Maybe this is the year we get to see Tony walk on water . . .
THINK THEY’LL CALL IT ON ACCOUNT OF RAIN?
COULD ALWAYS PUT IN A YACHT CLUB.
Why not rename it Ballpark Lake and bring in a Titanic Exhibition!
Finally! This money pit has a purpose
Money pit…rain pit…same thing
“These Brock-A-Brella’s Work Pretty Good!”
I heard they’re going with Plan B: The Admiral.
“A Penny For Your Thoughts?”
It doesn’t get any better than this.
Maybe we could float another casino!
I know it’s hard to believe, Billy, but there ARE NO MORE big fish in this small pond.
Field of dreams
This wasn’t the watering hole they had in mind.
The Corps of Engineers is planning a levy around this flood plane to keep the stadium from flooding.
How’s the fishing? Is it stocked?
The mayor just announced that Ball Park Village has been named the site of the next NCAA swimming competition.

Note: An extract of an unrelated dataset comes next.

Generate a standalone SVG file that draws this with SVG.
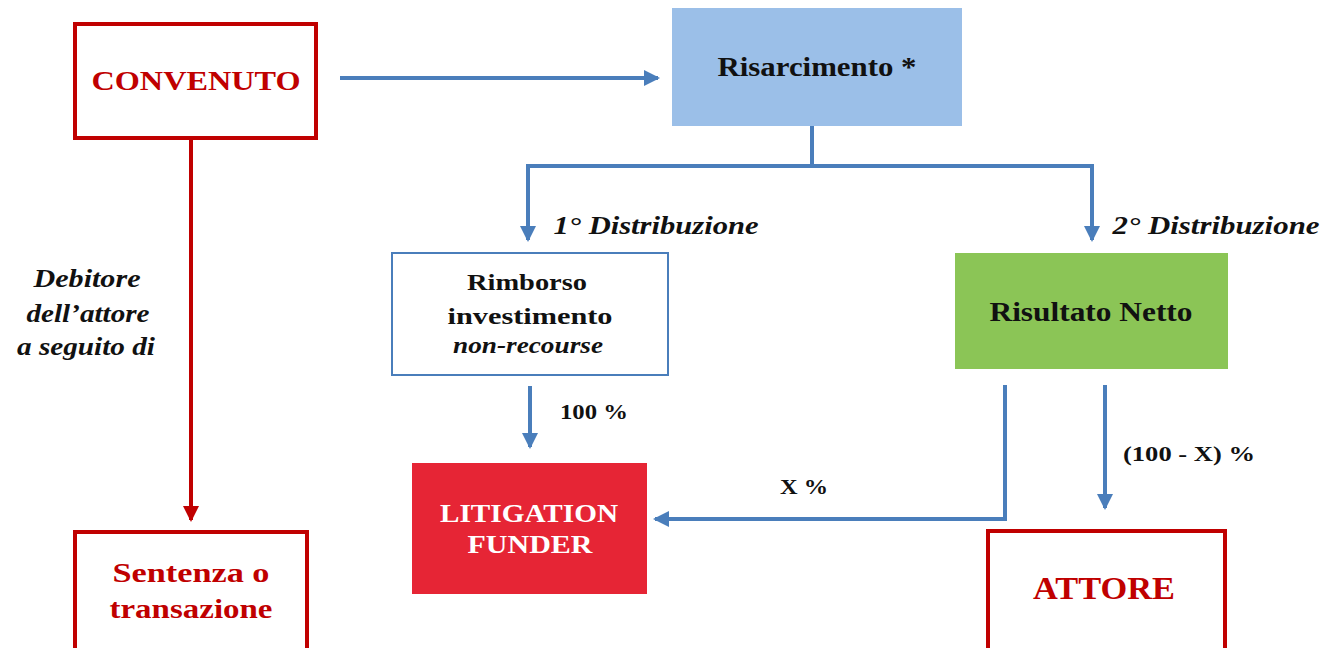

A little more rain, a little DeWallet, and some more tax incentives we should have a useless Musial home run cove for the 2009 All Star Game…
If Bonds were right-handed we could build a marina and rent canoes.
I’m thinking: Stock it with small mouth bass and rename it “Fishermen’s Village.”
This sure is a major league puddle!
It’s a grand swam!
Yep, this Idea was all washed up.
I’m ready for the May Flowers…
Maybe someone can float a loan.
Lamping jump ship just in time.
Lamping jumped ship just in time.
Albert, I need your help, tell the folks of St. Louis we need more money.
Maybe if we called Kevin Costner, he could build it , and they will come.
Let’s dig it deeper and make it a world class aquarium. We’ll call it Keil Pond since they’ll never reopen the opera house.
We filled the ballpark- you’d think they could fill the hole.
I knew they wanted an aquarium downtown.I just thought it would be indoors.
must be the new aquarium.
“You’re kidding! Now you’re asking FEMA to bail you out too?!”




Yeah, I remember.. back in 2008, they were going to do something special with this lot.